++++ Entries provided

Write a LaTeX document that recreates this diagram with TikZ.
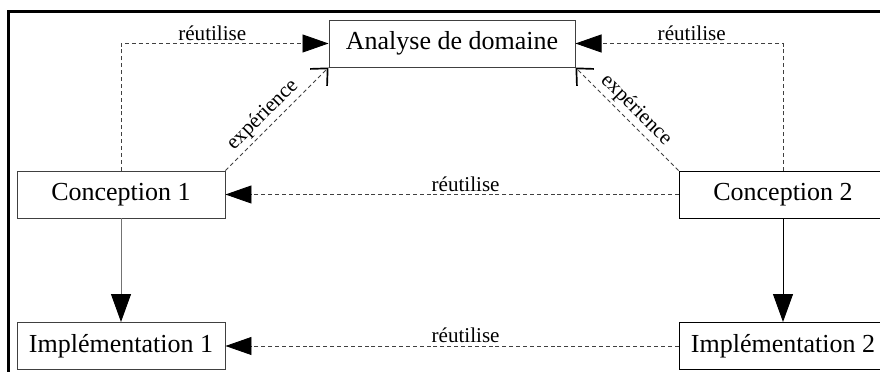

++++++++
++++ Entries provided

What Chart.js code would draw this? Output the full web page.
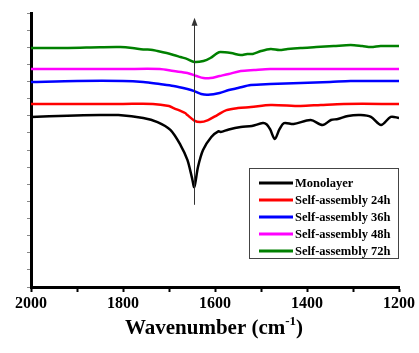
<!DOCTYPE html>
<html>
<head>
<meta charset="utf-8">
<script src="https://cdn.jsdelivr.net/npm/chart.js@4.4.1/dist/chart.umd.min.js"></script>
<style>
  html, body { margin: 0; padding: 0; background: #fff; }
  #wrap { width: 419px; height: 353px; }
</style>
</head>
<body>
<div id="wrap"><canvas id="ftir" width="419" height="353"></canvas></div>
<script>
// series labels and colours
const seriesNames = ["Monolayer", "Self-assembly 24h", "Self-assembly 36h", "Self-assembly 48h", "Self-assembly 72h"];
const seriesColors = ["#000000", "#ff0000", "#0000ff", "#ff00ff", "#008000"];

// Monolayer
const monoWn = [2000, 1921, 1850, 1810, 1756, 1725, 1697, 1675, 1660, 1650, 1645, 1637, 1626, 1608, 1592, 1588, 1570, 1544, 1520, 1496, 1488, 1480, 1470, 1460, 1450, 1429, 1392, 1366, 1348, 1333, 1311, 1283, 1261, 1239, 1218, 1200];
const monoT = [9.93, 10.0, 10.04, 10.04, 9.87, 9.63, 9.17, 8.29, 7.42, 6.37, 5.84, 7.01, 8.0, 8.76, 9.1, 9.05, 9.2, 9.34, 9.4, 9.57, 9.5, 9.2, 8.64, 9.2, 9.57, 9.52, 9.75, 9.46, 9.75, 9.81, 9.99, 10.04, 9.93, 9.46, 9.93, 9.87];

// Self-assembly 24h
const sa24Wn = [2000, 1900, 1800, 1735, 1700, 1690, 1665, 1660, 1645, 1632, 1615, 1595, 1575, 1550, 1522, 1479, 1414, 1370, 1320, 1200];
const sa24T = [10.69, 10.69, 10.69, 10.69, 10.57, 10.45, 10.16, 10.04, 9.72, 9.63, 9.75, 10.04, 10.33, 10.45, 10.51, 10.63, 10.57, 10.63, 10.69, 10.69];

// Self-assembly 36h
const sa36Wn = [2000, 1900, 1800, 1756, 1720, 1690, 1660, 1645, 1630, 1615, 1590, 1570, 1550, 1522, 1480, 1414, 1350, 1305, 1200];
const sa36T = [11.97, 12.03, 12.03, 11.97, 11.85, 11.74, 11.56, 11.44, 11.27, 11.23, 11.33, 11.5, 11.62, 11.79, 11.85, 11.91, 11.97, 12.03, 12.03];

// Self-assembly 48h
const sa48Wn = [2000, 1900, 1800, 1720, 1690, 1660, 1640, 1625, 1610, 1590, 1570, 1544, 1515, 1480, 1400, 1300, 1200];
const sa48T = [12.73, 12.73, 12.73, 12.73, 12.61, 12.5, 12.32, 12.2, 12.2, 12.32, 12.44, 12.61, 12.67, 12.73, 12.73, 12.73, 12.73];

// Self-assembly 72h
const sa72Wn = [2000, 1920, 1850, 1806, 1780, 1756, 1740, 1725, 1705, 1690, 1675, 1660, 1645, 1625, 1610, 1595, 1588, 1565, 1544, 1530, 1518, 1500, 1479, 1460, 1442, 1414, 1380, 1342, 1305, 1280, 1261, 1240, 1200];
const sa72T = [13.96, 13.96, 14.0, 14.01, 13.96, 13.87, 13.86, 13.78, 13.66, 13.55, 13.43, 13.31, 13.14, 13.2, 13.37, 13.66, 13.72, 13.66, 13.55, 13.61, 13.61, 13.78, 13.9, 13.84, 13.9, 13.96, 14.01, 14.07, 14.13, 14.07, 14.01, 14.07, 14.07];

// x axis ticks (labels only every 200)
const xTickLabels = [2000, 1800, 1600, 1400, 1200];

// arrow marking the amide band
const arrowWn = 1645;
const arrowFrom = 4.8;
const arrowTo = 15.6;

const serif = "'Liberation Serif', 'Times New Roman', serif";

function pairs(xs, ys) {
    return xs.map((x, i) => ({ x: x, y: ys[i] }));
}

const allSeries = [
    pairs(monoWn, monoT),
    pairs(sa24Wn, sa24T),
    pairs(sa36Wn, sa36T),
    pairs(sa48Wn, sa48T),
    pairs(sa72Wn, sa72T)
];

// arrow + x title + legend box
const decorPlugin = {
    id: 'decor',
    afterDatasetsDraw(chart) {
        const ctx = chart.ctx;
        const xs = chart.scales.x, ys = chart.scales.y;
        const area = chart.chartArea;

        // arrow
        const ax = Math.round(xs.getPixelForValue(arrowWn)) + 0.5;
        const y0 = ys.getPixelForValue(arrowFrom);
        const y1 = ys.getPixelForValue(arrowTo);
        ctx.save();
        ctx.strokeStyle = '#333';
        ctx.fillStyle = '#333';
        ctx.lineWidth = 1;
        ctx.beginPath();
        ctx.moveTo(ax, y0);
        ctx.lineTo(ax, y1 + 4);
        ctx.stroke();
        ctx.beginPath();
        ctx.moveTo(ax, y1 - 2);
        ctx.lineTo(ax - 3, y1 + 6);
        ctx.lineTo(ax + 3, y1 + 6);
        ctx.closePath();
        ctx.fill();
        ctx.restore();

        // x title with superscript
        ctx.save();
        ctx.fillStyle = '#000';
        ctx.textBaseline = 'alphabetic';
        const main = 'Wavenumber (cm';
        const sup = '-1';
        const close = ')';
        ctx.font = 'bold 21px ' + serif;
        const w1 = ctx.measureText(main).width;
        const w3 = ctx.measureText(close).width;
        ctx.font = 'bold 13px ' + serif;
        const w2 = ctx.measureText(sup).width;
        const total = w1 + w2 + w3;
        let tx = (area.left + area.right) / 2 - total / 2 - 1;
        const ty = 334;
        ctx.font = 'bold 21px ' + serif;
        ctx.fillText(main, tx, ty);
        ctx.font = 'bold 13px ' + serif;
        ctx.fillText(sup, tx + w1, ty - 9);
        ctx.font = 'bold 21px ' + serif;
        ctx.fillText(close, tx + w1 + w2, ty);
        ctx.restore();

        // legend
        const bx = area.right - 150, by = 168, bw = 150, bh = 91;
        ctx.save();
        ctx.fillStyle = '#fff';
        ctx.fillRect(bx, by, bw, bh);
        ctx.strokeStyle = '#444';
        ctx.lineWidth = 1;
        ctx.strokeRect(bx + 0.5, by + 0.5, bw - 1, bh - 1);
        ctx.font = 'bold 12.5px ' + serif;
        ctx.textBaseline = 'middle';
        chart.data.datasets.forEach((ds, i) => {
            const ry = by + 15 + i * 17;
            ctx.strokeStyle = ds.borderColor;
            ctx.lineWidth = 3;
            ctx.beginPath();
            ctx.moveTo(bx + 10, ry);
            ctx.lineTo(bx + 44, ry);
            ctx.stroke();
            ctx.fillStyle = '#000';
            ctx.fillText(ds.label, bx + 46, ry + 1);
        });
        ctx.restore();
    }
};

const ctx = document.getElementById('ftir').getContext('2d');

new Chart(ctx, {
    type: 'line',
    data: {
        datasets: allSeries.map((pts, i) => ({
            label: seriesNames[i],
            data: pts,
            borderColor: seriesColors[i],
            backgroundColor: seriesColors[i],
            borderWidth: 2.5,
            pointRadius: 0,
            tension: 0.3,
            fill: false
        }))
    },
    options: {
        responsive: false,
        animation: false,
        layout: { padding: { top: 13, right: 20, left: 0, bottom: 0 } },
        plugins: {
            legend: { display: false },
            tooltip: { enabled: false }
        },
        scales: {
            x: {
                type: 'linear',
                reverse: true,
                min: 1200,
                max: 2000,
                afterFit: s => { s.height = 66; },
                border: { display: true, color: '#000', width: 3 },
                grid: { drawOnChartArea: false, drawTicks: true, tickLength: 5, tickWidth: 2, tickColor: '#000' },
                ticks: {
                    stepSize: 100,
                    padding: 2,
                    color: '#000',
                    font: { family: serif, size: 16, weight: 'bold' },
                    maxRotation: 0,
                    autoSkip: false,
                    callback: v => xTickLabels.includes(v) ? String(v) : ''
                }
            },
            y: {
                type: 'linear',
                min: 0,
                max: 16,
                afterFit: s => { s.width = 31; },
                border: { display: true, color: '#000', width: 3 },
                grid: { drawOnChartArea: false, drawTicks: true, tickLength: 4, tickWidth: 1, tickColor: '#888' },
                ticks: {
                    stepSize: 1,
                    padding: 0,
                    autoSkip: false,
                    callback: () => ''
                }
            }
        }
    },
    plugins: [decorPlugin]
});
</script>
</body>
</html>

++++++++

What you are asked to do:
Find every line in the records above that holds the word "document", and copy each one.

Final result:
Write a LaTeX document that recreates this diagram with TikZ.
const ctx = document.getElementById('ftir').getContext('2d');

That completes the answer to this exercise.